Whitehouse unveiled the butterflies Saturday in its park. Festivities included radio-controlled boat races, a performance by The Free — an old-time rock and roll band, and art and face-painting activities. Whitehouse Mayor Angela Kuhn introduced local artists and sponsors who contributed to the butterfly project, including 18 businesses and five schools.
Cherry Tree Bakery & Cafe submitted “Buttercream,” a black-and-red concoction of kitchen spoons, whisks, and toaster parts. The underside of the butterfly is plastered with recipes, photocopied from local church cookbooks.
“We wanted to create a butterfly speaking to the fact that we’re a bakery, but the underside gives a nod to the people of the community,” said Katie Voss, bakery owner. “I’m digging through the list of recipes and I’m like, ‘Oh!

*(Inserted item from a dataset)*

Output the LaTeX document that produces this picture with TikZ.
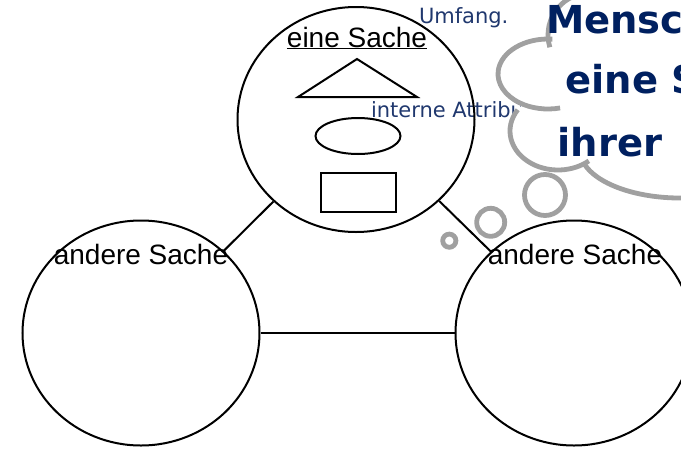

This lady comes in all the time!’ We can say, ‘Your potato salad recipe is on our butterfly — check it out.’ ”
A Whitehouse Art Advisory board member, high school art teacher Carrie Flagg, persuaded the Anthony Wayne school district to purchase three of the butterflies, representing the high school and Whitehouse and Waterville primary schools.
High school students modeled their design after their mascot, General Anthony Wayne, and contributed an additional wooden butterfly. Whitehouse Primary School kindergarteners and first graders stuck thumbprints on their butterfly, while older children scrawled flowers, cupcakes, and initials on bottle caps attached to the wings.
The colorful critters will brighten the area until late September when sponsors may reclaim their creations.
“Anytime you’re giving art to the community it's a wonderful thing,” said Brenda Clixby, who painted three butterflies. “When you see an art display like this, you just see that the community pulls together.”